I would venture with my grandmother as she would cut grass around the headstones, replace the flowers, and wipe down the stones if they were rather dirty.
She was one of the only people who cared enough to venture to the family cemetery to care for those long gone. It wasn't a place one could easily visit...if you didn't own a truck you were pretty much out of luck.
Since it was difficult to get to this area my grandmother decided she wouldn't be buried on the "homeplace" but rather would be buried in the Elgood cemetery. "The grave site will be better cared for," she would inform us. I suppose she was driving home the fact that she felt that caring for the stones and sites was of great importance to her.
This job has been overtaken by my mother who I must say does a great job. She takes great care in replacing the flowers with ones that are seasonally appropriate and caring for the overall appearance of the graves. This task while meaningful is full of emotion, it is a reminder that those we love are no longer with us.
Being that I am now a WV resident (oh Lord, did I just type that???) the caring of grave sites has re-entered my life.
I must admit I did not wish to go, didn't feel the need to make the drive, didn't want to face the graves. "That's why I'm being cremated," I protested to no one in particular.
I suppose the main reason I didn't wish to return was because I didn't want to face the fact that life goes on without those we have lost. I didn't want to face telling my daughters that this is where my great grand-grandparents were buried, or that my grandmother and grandfather are buried. I didn't want to explain that yes my grandparents were Nana's mom and dad. I didn't want to face the fact that my children will never know them.

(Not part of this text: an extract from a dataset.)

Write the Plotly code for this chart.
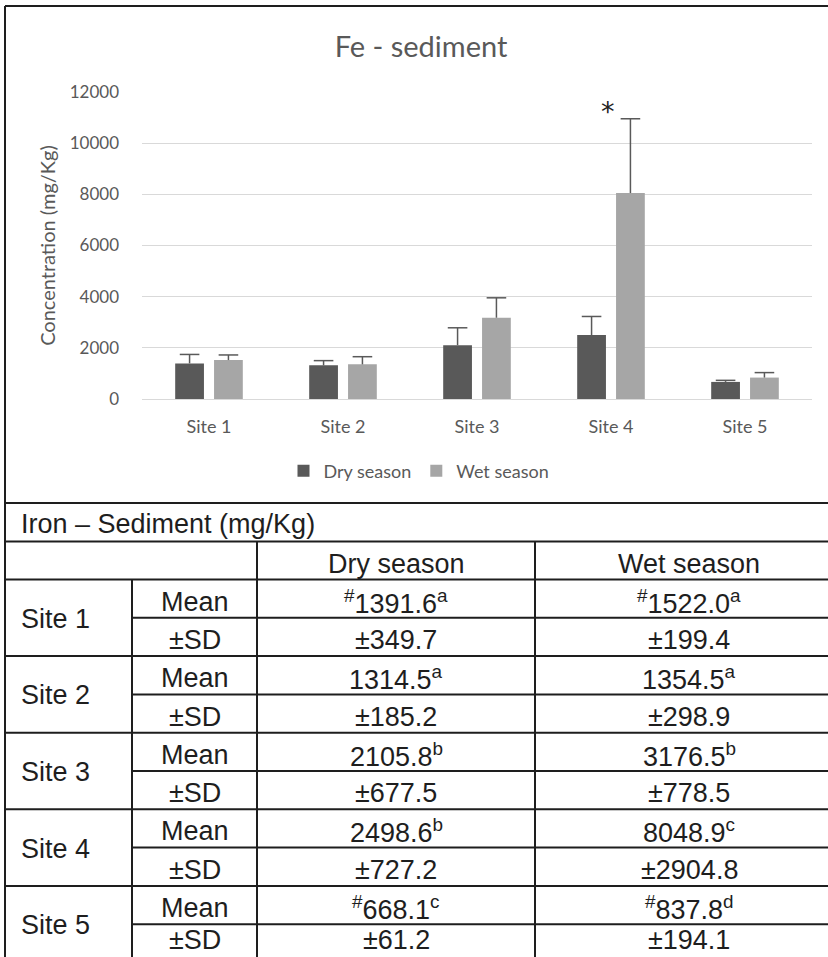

However, I went...I faced the reality. I answered the hundred questions the girls asked. I tried to keep emotion out of it. I tried to be purposeful in my movements and thoughts. Then, my son wanting to explore used my grandparents headstone to stand...smiled largely and laid his head upon the stone. I fought back tears and tried to soak up the sweetness of the moment, fighting the sadness I began to feel.
My son later attempted to sharpen his teeth upon my great grandparents stone while his sisters continued to pelt me with never ending questions about death, dying, and cemeteries. It was a mixture of humor, sadness, and purpose.
It was a reminder that I have indeed "come home" even if my heart still sings to the ocean. It was a reminder of the wonderful memories I have of my childhood...memories full of family, fresh cut grass, laughter, and the thought that it is within the small moments that we find ourselves.
Welcome home Tiffany...welcome home.